Why might this be happening? One explanation is that SGD has an inductive bias for simplicity. With that as our frame, this is the story (from SGD's perspective) we can use to explain the graph:
- As SGD begins the first descent, it is using the extra capacity from more parameters to find better explanations for the observed data. These explanations generalize somewhat, as it can do better by generalizing than memorizing with the few parameters it has.
- As the capacity keeps increasing, SGD uses it to overfit/memorize such that the training loss goes to 0. These explanations for the data don't generalize, so the test loss goes up. So far, this is the standard bias-variance tradeoff from classical ML.
- It gets more interesting after you've reached 0 train loss. After this point, if you keep giving SGD more capacity, it is able to find explanations that still achieve 0 train loss, but are simpler. It chooses these because of the (assumed) inductive bias for simple explanations.
- Simple explanations tend to generalize well because it's more likely they're capturing some structure of the underlying data distribution, so we see test error going down again.
Near the "interpolation threshold" (where train error is just going to 0), the model has just enough capacity to achieve 0 training error, but not yet enough capacity to do well at its secondary goal of finding a simple solution.
We can look at polynomial regression (trained via SGD) for a visual intuition (source):
Note that near the interpolation threshold, we can fit a curve through every point, but need huge oscillatory swings to do so, whereas with more parameters we can still exactly fit the training set, but can choose a simpler curve to do so.
Lottery Ticket Hypothesis
Another interesting empirical finding: if you perform the following procedure:
- Train a network, saving the random initialization.
- Use a pruning algorithm to remove the unimportant weights.
- Restart training for just that sub-network with the same random initialization.
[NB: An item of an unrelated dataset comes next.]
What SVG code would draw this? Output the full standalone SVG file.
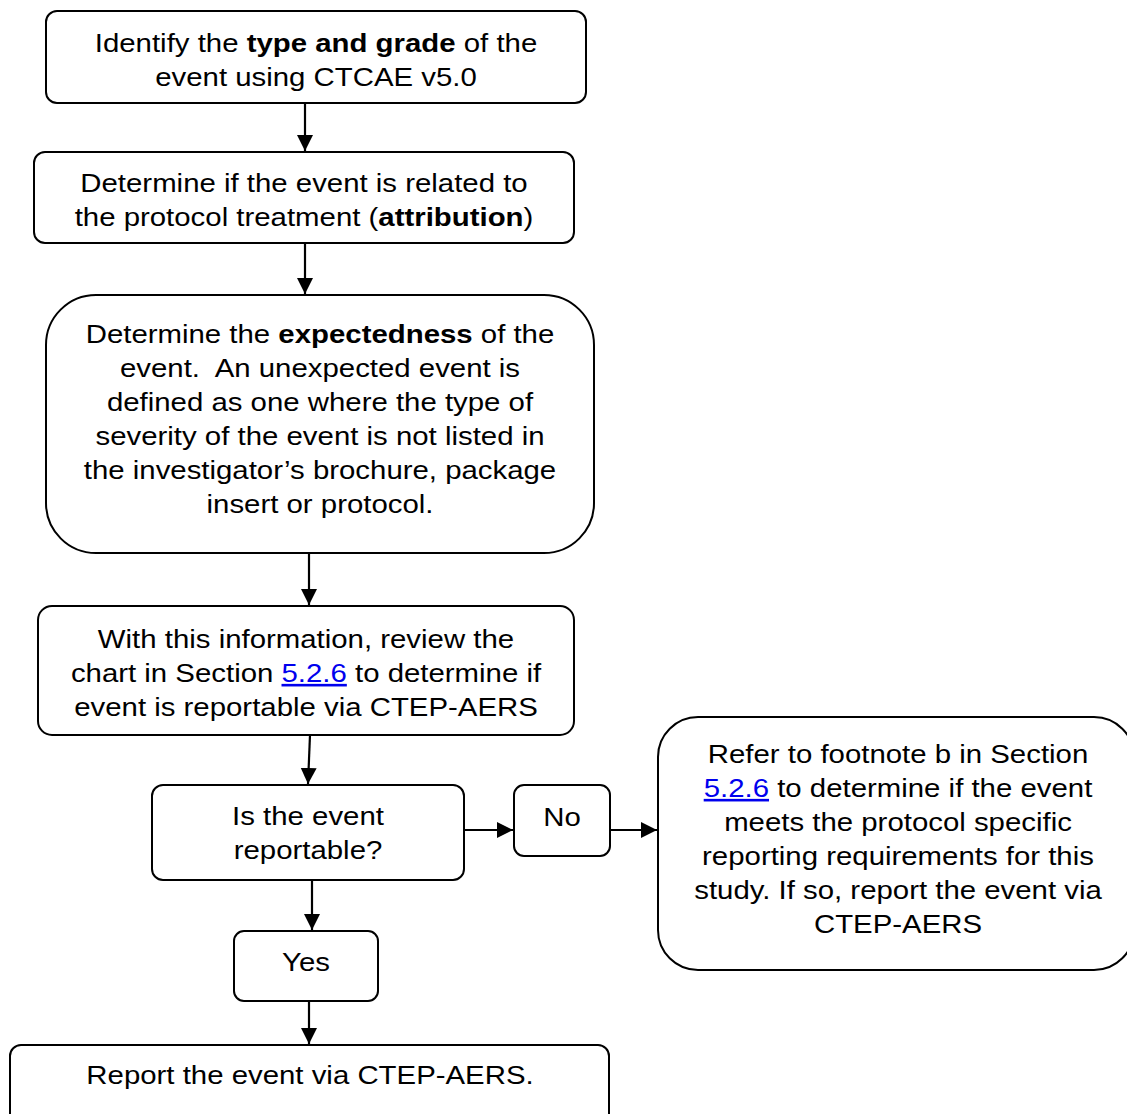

It will probably converge to a network that performs at essentially the same level of error as the original network (and sometimes have lower test error). If you repeat this process on the sub-network, you can get to pretty high levels of pruning without increasing the error. For example, an MLP with dimensions $[784, 300, 100, 10]$ trained on MNIST, contains a sub-network of 21.1% of the original weights that can be re-trained to achieve lower test error with fewer training iterations, and a sub-network with only 3.6% of the weights remaining performs almost identical to the full network.
These sub-networks with great initializations are called "winning tickets."
How does this relate to the question of whether SGD has a bias towards simple solutions?
This potentially provides an explanation for why larger models have a better chance of finding a simple explanation than smaller models. It seems weird that models with more parameters will be able to find simpler explanations, but if there's something about the loss landscape in the larger network being more amenable to finding these explanations, it might make more sense.
Pruning, Distillation, Quantization
It's fairly well-known that neural networks retain most/all of their performance when you apply various lossy transformations:
- You can prune much of a network's weights without impacting the performance.
- You can distill a network into a much smaller student network without impacting the performance.
- You can quantize a network's parameters fairly aggressively without changing the output much.
That these practices seem to generally work could also be taken as evidence that SGD chooses simpler networks, as we would expect simpler networks to be more robust to these changes.
Other stuff
This is a catch-all section for bits that seem interesting but I didn't look at in too much detail.
- In the case of linear models, gradient descent on a least-squares loss starting from zero parameters is equivalent to using the pseudo-inverse, which finds a solution that minimizes L2 norm in the overparametrized case. Porting this to neural networks is tricky, but some stuff has been figured out, suggesting that SGD favors low-rank solutions at least some of the time.
- The low-hanging fruit prior idea claims that because SGD is driven by the gradient on the current batch of data, it operates greedily, finding solutions that are "incrementally better but not necessarily the simplest." This argues that SGD will choose networks that consist of many composable / parallel circuits instead of fewer simpler ones.
While this example is the algorithm that we use as humans, it doesn't necessarily follow that simple algorithms will be immediately human-understandable. In fact, I wouldn't be surprised if NNs are able to find solutions that are too simple for humans to have thought of.